The hearing often spiraled into partisan rhetorical combat, at times getting personal and ugly, including in exchanges between Zeldin and Sens. Sheldon Whitehouse (D-R.I.), Adam Schiff (D-Calif.), and Ed Markey (D-Mass.).
Democrats railed against proposed cuts of $2.46 billion in Clean and Drinking Water State Revolving Loan Funds, $1 billion in eliminating 16 “categorial grant” programs, $254 million in Superfund management, $235 million in disbanding the agency’s Office of Research and Development, $100 million in “environmental justice” awards, $100 million in the Atmospheric Protection Program, and $90 million in Diesel Emissions Reduction Act grants.
Sens. Angela Ashbrook (D-Md.) and Mark Kelly (D-Ariz.)—in more moderate tones—asked Zeldin about specific grant allocations for ongoing water and air quality programs that have apparently been defunded without notice, spurring lawsuits nationwide from states and local governments scrambling to sustain them midstream.
Republicans defended the administration’s drive to slash environmental regulations they’ve long challenged as duplicative and detrimental to economic development as the EPA mushroomed in size, spending, and regulatory reach.

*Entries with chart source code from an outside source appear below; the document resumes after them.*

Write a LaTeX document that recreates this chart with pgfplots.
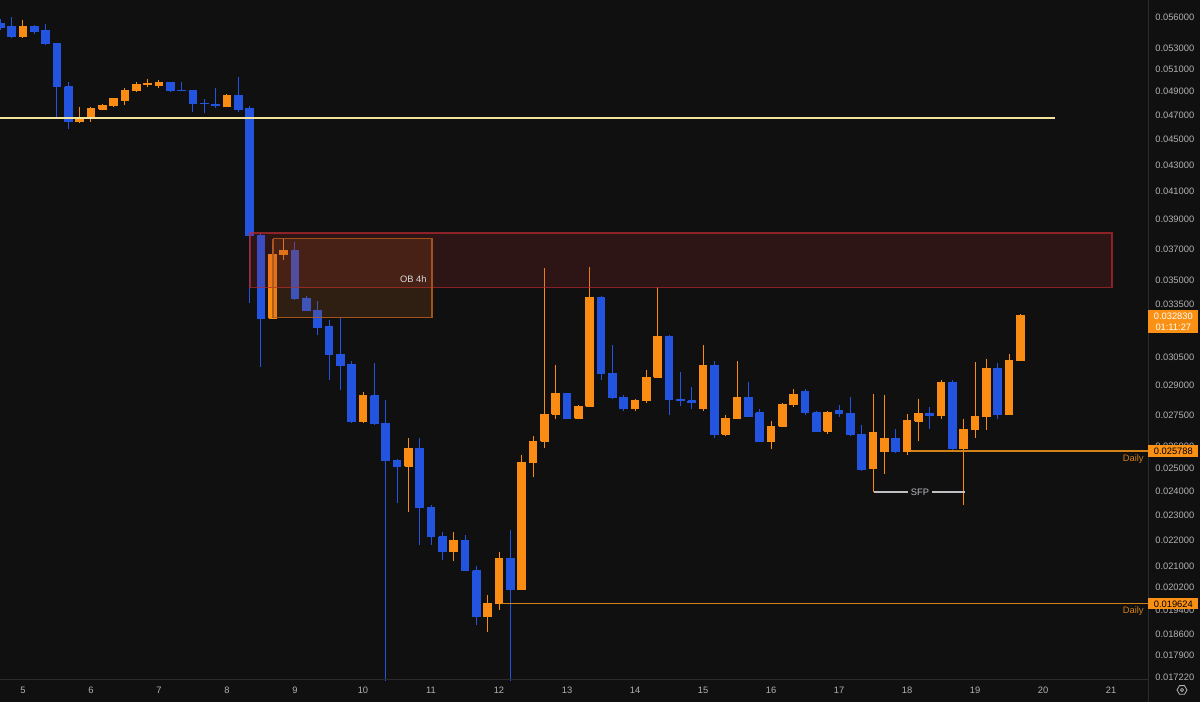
\documentclass[border=0pt]{standalone}
\usepackage{pgfplots}
\pgfplotsset{compat=1.18}
\usepackage{pgfplotstable}
\usepackage{fontspec}
\setmainfont{Liberation Sans}
\usetikzlibrary{shapes.geometric}

\definecolor{bg}{RGB}{16,16,16}
\definecolor{upc}{RGB}{250,140,20}
\definecolor{downc}{RGB}{34,84,224}
\definecolor{axistext}{RGB}{178,178,182}
\definecolor{sepc}{RGB}{44,44,48}
\definecolor{hlinec}{RGB}{242,226,158}
\definecolor{obred}{RGB}{178,40,48}
\definecolor{oborange}{RGB}{175,88,28}
\definecolor{dailyc}{RGB}{210,130,25}
\definecolor{badgec}{RGB}{250,145,20}
\definecolor{sfpc}{RGB}{190,190,195}

% 4h candles, k = number of candles after day 5 00:00
\pgfplotstableread{
k o h l c
-2 0.05535 0.0558 0.0547 0.0550
-1 0.0551 0.0560 0.0539 0.05406
0 0.0541 0.0557 0.0539 0.0551
1 0.0551 0.0552 0.0543 0.0546
2 0.0547 0.0553 0.0533 0.0534
3 0.0534 0.0535 0.04673 0.04944
4 0.04944 0.04988 0.04582 0.04645
5 0.04645 0.04765 0.0463 0.04673
6 0.04673 0.0477 0.04645 0.04757
7 0.04751 0.0479 0.0474 0.04785
8 0.04779 0.0484 0.0477 0.04837
9 0.04828 0.0493 0.04785 0.04909
10 0.04907 0.04988 0.049 0.04968
11 0.04965 0.05013 0.04939 0.0497
12 0.04959 0.05004 0.0493 0.04986
13 0.04984 0.0499 0.049 0.04909
14 0.04915 0.04984 0.04905 0.0491
15 0.04909 0.0491 0.04728 0.04794
16 0.048 0.04837 0.04715 0.04794
17 0.04792 0.0493 0.04757 0.0478
18 0.04776 0.0488 0.0477 0.04871
19 0.04871 0.05028 0.04728 0.04751
20 0.04757 0.0478 0.03357 0.03793
21 0.03793 0.0381 0.02998 0.03269
22 0.03269 0.03741 0.03265 0.03667
23 0.03663 0.03764 0.03628 0.03688
24 0.03688 0.03748 0.0338 0.03387
25 0.03387 0.0340 0.0331 0.03314
26 0.03317 0.03371 0.03172 0.03217
27 0.0322 0.03259 0.02927 0.03065
28 0.03066 0.03278 0.02876 0.03007
29 0.0301 0.0303 0.0271 0.0272
30 0.02716 0.02866 0.0271 0.02845
31 0.02845 0.03017 0.0270 0.0271
32 0.0271 0.02825 0.0168 0.02537
33 0.02537 0.0254 0.0235 0.0251
34 0.0251 0.02639 0.02312 0.02592
35 0.02592 0.0264 0.0218 0.02333
36 0.02333 0.0234 0.0218 0.02212
37 0.02212 0.0223 0.02122 0.02153
38 0.02153 0.0223 0.0212 0.02196
39 0.02196 0.0222 0.0208 0.02081
40 0.02081 0.0210 0.0189 0.01917
41 0.01917 0.01993 0.01866 0.01965
42 0.01965 0.02154 0.01941 0.02129
43 0.02129 0.02239 0.0168 0.02012
44 0.02012 0.0256 0.0201 0.02524
45 0.02524 0.02649 0.02462 0.02625
46 0.02625 0.03576 0.02592 0.02755
47 0.02755 0.03007 0.0273 0.0286
48 0.0286 0.0286 0.0273 0.02735
49 0.02735 0.028 0.0273 0.02794
50 0.02794 0.03582 0.0279 0.03395
51 0.03395 0.034 0.02927 0.02964
52 0.02964 0.03116 0.0283 0.02839
53 0.02839 0.0285 0.0277 0.0278
54 0.0278 0.0283 0.0277 0.0282
55 0.0282 0.02978 0.0281 0.02943
56 0.02943 0.03456 0.0294 0.03167
57 0.03167 0.0317 0.0275 0.02825
58 0.02828 0.02968 0.02797 0.02822
59 0.0282 0.0289 0.0278 0.0281
60 0.0278 0.03116 0.0277 0.03007
61 0.03007 0.0303 0.0264 0.02658
62 0.02658 0.0275 0.0265 0.02735
63 0.02735 0.0303 0.0273 0.02839
64 0.02839 0.02917 0.0274 0.02745
65 0.0276 0.0278 0.0262 0.02625
66 0.02625 0.0272 0.0259 0.02696
67 0.02696 0.0281 0.0269 0.028
68 0.028 0.0288 0.0279 0.02855
69 0.0287 0.0288 0.0275 0.0276
70 0.0276 0.0277 0.0267 0.02672
71 0.02672 0.0277 0.0266 0.0276
72 0.0277 0.028 0.0274 0.02758
73 0.02758 0.0284 0.0265 0.02658
74 0.02658 0.027 0.0249 0.02497
75 0.025 0.02855 0.02397 0.02666
76 0.02576 0.0285 0.02474 0.02639
77 0.02639 0.0268 0.0257 0.02576
78 0.02576 0.02755 0.0256 0.02724
79 0.0272 0.0283 0.02627 0.02758
80 0.02758 0.0279 0.0268 0.02747
81 0.02747 0.0293 0.0273 0.02915
82 0.02915 0.0293 0.0258 0.02588
83 0.02588 0.02729 0.02341 0.0268
84 0.0268 0.03021 0.0264 0.02741
85 0.02741 0.0304 0.02677 0.02989
86 0.02989 0.0302 0.0273 0.02754
87 0.02754 0.03065 0.0275 0.0303
88 0.0303 0.03295 0.0303 0.03283
}\candles

\begin{document}
\begin{tikzpicture}[x=0.6pt,y=0.6pt]
\fill[bg] (0,0) rectangle (1200,702);
\path[use as bounding box] (0,0) rectangle (1200,702);
\begin{axis}[
  at={(0pt,13.2pt)}, anchor=south west,
  scale only axis, width=688.8pt, height=408pt,
  xmin=4.6618, xmax=21.544,
  ymode=log, ymin=0.017126, ymax=0.057728,
  axis line style={draw=none},
  major tick length=0pt, minor tick num=0,
  xtick={5,6,7,8,9,10,11,12,13,14,15,16,17,18,19,20,21},
  xticklabels={5,6,7,8,9,10,11,12,13,14,15,16,17,18,19,20,21},
  ytick={0.056,0.053,0.051,0.049,0.047,0.045,0.043,0.041,0.039,0.037,0.035,0.0335,0.032,0.0305,0.029,0.0275,0.026,0.025,0.024,0.023,0.022,0.021,0.0202,0.0194,0.0186,0.0179,0.01722},
  yticklabels={0.056000,0.053000,0.051000,0.049000,0.047000,0.045000,0.043000,0.041000,0.039000,0.037000,0.035000,0.033500,0.032000,0.030500,0.029000,0.027500,0.026000,0.025000,0.024000,0.023000,0.022000,0.021000,0.020200,0.019400,0.018600,0.017900,0.017220},
  yticklabel pos=right,
  tick label style={font=\fontsize{5.6}{6.5}\selectfont, text=axistext},
  xticklabel style={anchor=center, yshift=-6pt},
  yticklabel style={anchor=west, inner sep=0pt, xshift=4.2pt},
]
% candles
\pgfplotstablegetrowsof{\candles}
\pgfmathtruncatemacro{\lastrow}{\pgfplotsretval-1}
\pgfplotsforeachungrouped \i in {0,...,\lastrow}{%
  \pgfplotstablegetelem{\i}{k}\of\candles \let\vk\pgfplotsretval
  \pgfplotstablegetelem{\i}{o}\of\candles \let\vo\pgfplotsretval
  \pgfplotstablegetelem{\i}{h}\of\candles \let\vh\pgfplotsretval
  \pgfplotstablegetelem{\i}{l}\of\candles \let\vl\pgfplotsretval
  \pgfplotstablegetelem{\i}{c}\of\candles \let\vc\pgfplotsretval
  \pgfmathsetmacro{\cx}{5+(\vk)/6}
  \pgfmathsetmacro{\xa}{\cx-0.054}
  \pgfmathsetmacro{\xb}{\cx+0.054}
  \ifdim\vc pt<\vo pt \def\col{downc}\else\def\col{upc}\fi
  \edef\doit{%
    \noexpand\addplot[forget plot, draw=\col, line width=0.6pt] coordinates {(\cx,\vl) (\cx,\vh)};
    \noexpand\addplot[forget plot, draw=\col, line width=0.6pt, fill=\col] coordinates {(\xa,\vo) (\xb,\vo) (\xb,\vc) (\xa,\vc) (\xa,\vo)};
  }\doit
}
% zones
\addplot[forget plot, draw=obred, draw opacity=0.75, line width=0.7pt, fill=obred, fill opacity=0.18]
  coordinates {(8.338,0.03807) (21.015,0.03807) (21.015,0.03456) (8.338,0.03456) (8.338,0.03807)};
\addplot[forget plot, draw=oborange, draw opacity=0.9, line width=0.7pt, fill=oborange, fill opacity=0.2]
  coordinates {(8.676,0.0377) (11.015,0.0377) (11.015,0.03272) (8.676,0.03272) (8.676,0.0377)};
\node[anchor=east, text=white!85!black, font=\fontsize{5.6}{6.5}\selectfont, inner sep=0pt] at (axis cs:10.94,0.03506) {OB 4h};
% levels
\addplot[forget plot, color=hlinec, line width=1.2pt] coordinates {(4.6,0.04675) (20.176,0.04675)};
\addplot[forget plot, color=dailyc, line width=0.7pt] coordinates {(18.059,0.025788) (21.6,0.025788)};
\addplot[forget plot, color=dailyc, line width=0.7pt] coordinates {(12.044,0.019624) (21.6,0.019624)};
\node[anchor=east, text=dailyc, font=\fontsize{5.6}{6.5}\selectfont, inner sep=0pt] at (axis cs:21.485,0.02542) {Daily};
\node[anchor=east, text=dailyc, font=\fontsize{5.6}{6.5}\selectfont, inner sep=0pt] at (axis cs:21.485,0.01937) {Daily};
% SFP
\addplot[forget plot, color=sfpc, line width=0.9pt] coordinates {(17.515,0.02396) (18.853,0.02396)};
\node[fill=bg, text=sfpc, font=\fontsize{5.6}{6.5}\selectfont, inner xsep=2pt, inner ysep=1pt] at (axis cs:18.19,0.02396) {SFP};
\coordinate (b1) at (axis cs:21.544,0.03283);
\coordinate (b2) at (axis cs:21.544,0.025788);
\coordinate (b3) at (axis cs:21.544,0.019624);
\end{axis}
% separators
\draw[sepc, line width=0.6pt] (1148,0) -- (1148,702);
\draw[sepc, line width=0.6pt] (0,22) -- (1148,22);
% price badges
\node[anchor=north west, fill=badgec, text=white, font=\fontsize{5.6}{6.8}\selectfont, align=center,
  minimum width=30pt, inner xsep=0pt, inner ysep=1.4pt] at ([yshift=3.6pt]b1) {0.032830\\01:11:27};
\node[anchor=west, fill=badgec, text=black, font=\fontsize{5.6}{6.5}\selectfont,
  minimum width=30pt, inner xsep=0pt, inner ysep=1.4pt] at (b2) {0.025788};
\node[anchor=west, fill=badgec, text=black, font=\fontsize{5.6}{6.5}\selectfont,
  minimum width=30pt, inner xsep=0pt, inner ysep=1.4pt] at (b3) {0.019624};
% settings icon
\node[regular polygon, regular polygon sides=6, draw=axistext, line width=0.5pt, minimum size=6pt, inner sep=0pt] at (1182,12) {};
\draw[axistext, line width=0.5pt] (1182,12) circle (1.6);
\end{tikzpicture}
\end{document}
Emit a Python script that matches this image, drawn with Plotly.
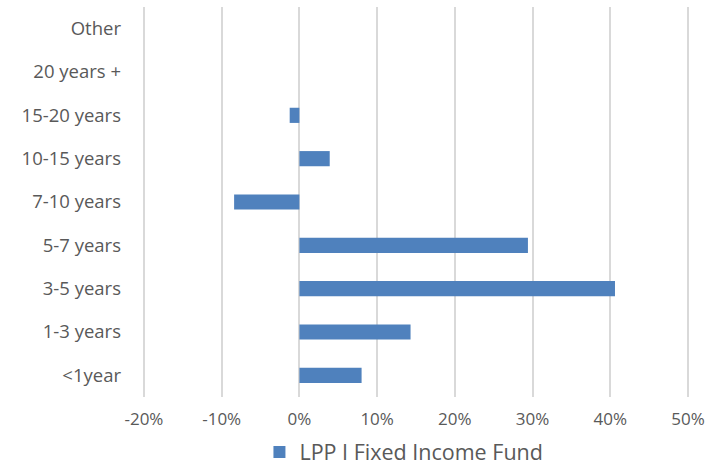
import plotly.graph_objects as go

categories = ["<1year", "1-3 years", "3-5 years", "5-7 years", "7-10 years",
              "10-15 years", "15-20 years", "20 years +", "Other"]
values = [0.080, 0.143, 0.406, 0.294, -0.084, 0.039, -0.0125, 0.0, 0.0]
series_name = "LPP I Fixed Income Fund"
tick_vals = [-0.2, -0.1, 0, 0.1, 0.2, 0.3, 0.4, 0.5]
tick_text = ["-20%", "-10%", "0%", "10%", "20%", "30%", "40%", "50%"]

FONT = "Open Sans, Lato, Liberation Sans, sans-serif"

fig = go.Figure()
fig.add_trace(go.Bar(
    y=categories, x=values, orientation="h", name=series_name,
    marker=dict(color="#4f81bd", line=dict(color="#4f81bd", width=0)),
    width=0.35, showlegend=True,
))

fig.update_layout(
    width=708, height=467,
    margin=dict(l=142, r=18, t=7, b=70, autoexpand=False),
    paper_bgcolor="white", plot_bgcolor="white",
    font=dict(family=FONT, color="#595959", size=17),
    xaxis=dict(range=[-0.2025, 0.5025], tickvals=tick_vals, ticktext=tick_text,
               showgrid=True, gridcolor="#d9d9d9", gridwidth=2,
               zeroline=False, showline=False, ticks="", ticklabelstandoff=10,
               automargin=False,
               tickfont=dict(family=FONT, size=17, color="#595959")),
    yaxis=dict(categoryorder="array", categoryarray=categories,
               showgrid=False, zeroline=False, showline=False, ticks="",
               automargin=False,
               ticklabelstandoff=20, tickfont=dict(family=FONT, size=18.5, color="#595959")),
    legend=dict(orientation="h", x=0.478, xanchor="center", y=-0.141, yanchor="middle",
                font=dict(family=FONT, size=21.5, color="#595959")),
    bargap=0.65,
)

fig.write_html("out.html", config={"displayModeBar": False},
               post_script="document.body.style.margin='0';")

“Our nation is in a dire financial mess. We are $37 billion in debt with no end in sight,” Sen. Cynthia Lummis (R-Wyo.) said. “Every EPA budget I’ve seen in the 13 years I’ve been here, all prior to this president under Democrat presidents, proposed massive increases in new employees at EPA, thousands of employees.”
She noted that the $9.5 billion fiscal year 2025 EPA budget called for 3,000 new employees.
“These are people we can’t afford,” she said. “Every state has its own department of environmental quality, and that’s where ‘cooperative federalism’ begins.”
She praised Zeldin for “making tough decisions,” assuring “laws will still be responsibly administered under [his] leadership.”
With the administration and House Republicans seeking to eliminate four sections of the Clean Air Act and nine sections of 2022’s Inflation Reduction Act, rescinding funding for renewable energies, low-emission electrical generation, emission enforcement technologies, and “environmental justice” block grants, Democrats agreed that under Zeldin, such gutted laws would be “administered.”
“Mr. Zeldin,” Schiff said, “you’ve only been at the EPA for a few months but in that time, you’ve done more to dismantle this agency than probably all of your predecessors put together.”
Republicans countered that’s not a bad thing.

Resistance to Water Cuts
The EPA budget hearing, Zeldin’s first before the Senate after testifying on the spending plan May 20 before the House Energy and Commerce Committee’s Environment Subcommittee, is the opening volley in what’s certain to be a long, hot summer of debate about energy development and environmental regulation.Chair Sen. Shelley Moore Capito (R-W.V.) applauded the administration’s and Zeldin’s “aggressive efforts to undo the previous administration’s regulatory overreach” and said some cuts “reflect the best interests of hard-working Americans.”
But not all, she said.
“There are bipartisan programs that would be impacted if the proposed budget is enacted, programs that have done much to help continuously clean up the air, water, and land, as well as provide safe drinking water.”
Moore Capito cited the $2.46 billion cut in Clean and Drinking Water State Revolving Loan Funds allocations, an 89-percent gutting of a program that epitomizes “cooperative federalism.”
The state revolving fund provides states with seed money for water infrastructure improvements and other water-quality programs.
According to the May 2 White House memo, the program was “set up decades ago” and designed for states to “set up their own water infrastructure loan programs without continued annual appropriations.”
Untrue, Moore Capito said, noting the fund was created in 2021 as “the largest bipartisan investment in the state revolving funds and water infrastructure in our nation’s history, delivering more than $50 billion for drinking water, wastewater, and stormwater programs.”
The fund is not going to be cut by nearly $2.5 billion, she vowed, because it is critically important for rural communities, for her constituents in West Virginia.
“I and many of my colleagues have long been vocal about the importance of federal assistance for water infrastructure,” Moore Capito said. “I hope we can work together … to make sure adequate resources remain available to support our water systems.”